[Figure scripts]
◆ ◆ ◆ ◆ ◆

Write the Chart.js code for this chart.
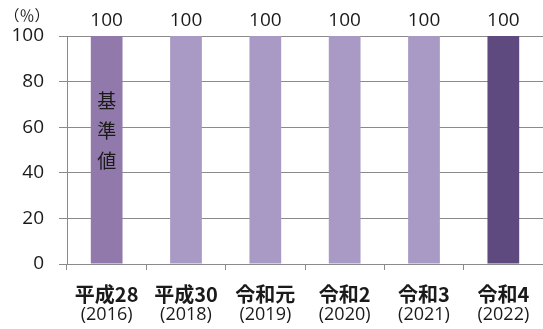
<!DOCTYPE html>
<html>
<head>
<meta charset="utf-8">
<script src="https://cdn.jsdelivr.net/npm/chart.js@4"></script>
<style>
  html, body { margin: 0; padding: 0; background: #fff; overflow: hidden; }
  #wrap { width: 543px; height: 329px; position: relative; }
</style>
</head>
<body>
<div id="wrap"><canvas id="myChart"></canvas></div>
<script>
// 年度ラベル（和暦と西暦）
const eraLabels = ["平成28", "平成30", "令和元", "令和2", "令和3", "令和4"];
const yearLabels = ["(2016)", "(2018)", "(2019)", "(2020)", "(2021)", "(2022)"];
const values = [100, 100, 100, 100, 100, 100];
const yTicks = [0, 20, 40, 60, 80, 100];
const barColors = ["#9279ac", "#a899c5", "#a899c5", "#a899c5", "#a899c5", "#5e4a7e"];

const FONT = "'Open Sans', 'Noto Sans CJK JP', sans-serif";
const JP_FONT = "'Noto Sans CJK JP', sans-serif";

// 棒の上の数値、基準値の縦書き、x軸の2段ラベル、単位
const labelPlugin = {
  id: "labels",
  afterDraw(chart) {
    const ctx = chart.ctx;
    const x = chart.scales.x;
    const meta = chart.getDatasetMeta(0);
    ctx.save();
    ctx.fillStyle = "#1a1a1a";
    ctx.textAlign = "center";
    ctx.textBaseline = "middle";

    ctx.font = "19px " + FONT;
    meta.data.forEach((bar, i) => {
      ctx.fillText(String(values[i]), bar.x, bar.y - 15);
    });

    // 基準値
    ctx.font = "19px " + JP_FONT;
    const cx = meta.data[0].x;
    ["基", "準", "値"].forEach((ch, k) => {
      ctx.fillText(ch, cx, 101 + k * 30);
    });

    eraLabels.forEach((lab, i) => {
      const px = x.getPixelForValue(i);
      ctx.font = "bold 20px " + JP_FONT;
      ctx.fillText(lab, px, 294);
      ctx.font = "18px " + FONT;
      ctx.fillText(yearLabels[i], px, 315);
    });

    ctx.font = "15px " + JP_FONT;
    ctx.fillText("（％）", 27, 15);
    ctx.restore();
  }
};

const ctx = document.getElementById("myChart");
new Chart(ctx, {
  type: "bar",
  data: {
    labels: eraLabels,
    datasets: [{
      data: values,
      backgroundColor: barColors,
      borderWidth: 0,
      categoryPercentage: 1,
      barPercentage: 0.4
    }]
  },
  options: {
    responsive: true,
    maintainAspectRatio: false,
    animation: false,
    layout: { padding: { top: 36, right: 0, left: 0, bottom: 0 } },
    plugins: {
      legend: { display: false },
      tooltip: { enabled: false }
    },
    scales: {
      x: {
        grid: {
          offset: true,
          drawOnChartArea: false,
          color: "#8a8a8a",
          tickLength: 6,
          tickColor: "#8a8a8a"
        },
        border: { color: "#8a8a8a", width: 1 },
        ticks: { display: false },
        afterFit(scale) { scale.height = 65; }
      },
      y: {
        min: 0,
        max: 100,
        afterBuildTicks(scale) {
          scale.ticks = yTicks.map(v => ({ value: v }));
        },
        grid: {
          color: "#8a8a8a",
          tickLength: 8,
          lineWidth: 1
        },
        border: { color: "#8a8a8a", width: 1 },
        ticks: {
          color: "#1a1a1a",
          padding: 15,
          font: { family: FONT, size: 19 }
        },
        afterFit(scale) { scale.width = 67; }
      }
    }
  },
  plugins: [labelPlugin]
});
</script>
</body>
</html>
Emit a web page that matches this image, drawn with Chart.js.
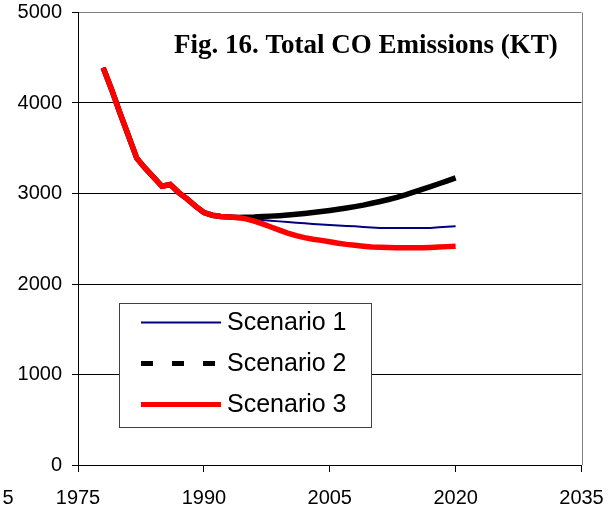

◆ ◆ ◆ ◆ ◆

### What to produce
Leave the pictures out and reproduce all of the records exactly.

### The answer
Write the Chart.js code for this chart.
<!DOCTYPE html>
<html>
<head>
<meta charset="utf-8">
<script src="https://cdn.jsdelivr.net/npm/chart.js@4"></script>
<style>
  html, body { margin: 0; padding: 0; background: #fff; overflow: hidden; }
  #wrap { width: 543px; height: 329px; position: relative; }
</style>
</head>
<body>
<div id="wrap"><canvas id="myChart"></canvas></div>
<script>
// 年度ラベル（和暦と西暦）
const eraLabels = ["平成28", "平成30", "令和元", "令和2", "令和3", "令和4"];
const yearLabels = ["(2016)", "(2018)", "(2019)", "(2020)", "(2021)", "(2022)"];
const values = [100, 100, 100, 100, 100, 100];
const yTicks = [0, 20, 40, 60, 80, 100];
const barColors = ["#9279ac", "#a899c5", "#a899c5", "#a899c5", "#a899c5", "#5e4a7e"];

const FONT = "'Open Sans', 'Noto Sans CJK JP', sans-serif";
const JP_FONT = "'Noto Sans CJK JP', sans-serif";

// 棒の上の数値、基準値の縦書き、x軸の2段ラベル、単位
const labelPlugin = {
  id: "labels",
  afterDraw(chart) {
    const ctx = chart.ctx;
    const x = chart.scales.x;
    const meta = chart.getDatasetMeta(0);
    ctx.save();
    ctx.fillStyle = "#1a1a1a";
    ctx.textAlign = "center";
    ctx.textBaseline = "middle";

    ctx.font = "19px " + FONT;
    meta.data.forEach((bar, i) => {
      ctx.fillText(String(values[i]), bar.x, bar.y - 15);
    });

    // 基準値
    ctx.font = "19px " + JP_FONT;
    const cx = meta.data[0].x;
    ["基", "準", "値"].forEach((ch, k) => {
      ctx.fillText(ch, cx, 101 + k * 30);
    });

    eraLabels.forEach((lab, i) => {
      const px = x.getPixelForValue(i);
      ctx.font = "bold 20px " + JP_FONT;
      ctx.fillText(lab, px, 294);
      ctx.font = "18px " + FONT;
      ctx.fillText(yearLabels[i], px, 315);
    });

    ctx.font = "15px " + JP_FONT;
    ctx.fillText("（％）", 27, 15);
    ctx.restore();
  }
};

const ctx = document.getElementById("myChart");
new Chart(ctx, {
  type: "bar",
  data: {
    labels: eraLabels,
    datasets: [{
      data: values,
      backgroundColor: barColors,
      borderWidth: 0,
      categoryPercentage: 1,
      barPercentage: 0.4
    }]
  },
  options: {
    responsive: true,
    maintainAspectRatio: false,
    animation: false,
    layout: { padding: { top: 36, right: 0, left: 0, bottom: 0 } },
    plugins: {
      legend: { display: false },
      tooltip: { enabled: false }
    },
    scales: {
      x: {
        grid: {
          offset: true,
          drawOnChartArea: false,
          color: "#8a8a8a",
          tickLength: 6,
          tickColor: "#8a8a8a"
        },
        border: { color: "#8a8a8a", width: 1 },
        ticks: { display: false },
        afterFit(scale) { scale.height = 65; }
      },
      y: {
        min: 0,
        max: 100,
        afterBuildTicks(scale) {
          scale.ticks = yTicks.map(v => ({ value: v }));
        },
        grid: {
          color: "#8a8a8a",
          tickLength: 8,
          lineWidth: 1
        },
        border: { color: "#8a8a8a", width: 1 },
        ticks: {
          color: "#1a1a1a",
          padding: 15,
          font: { family: FONT, size: 19 }
        },
        afterFit(scale) { scale.width = 67; }
      }
    }
  },
  plugins: [labelPlugin]
});
</script>
</body>
</html>
Emit a web page that matches this image, drawn with Chart.js.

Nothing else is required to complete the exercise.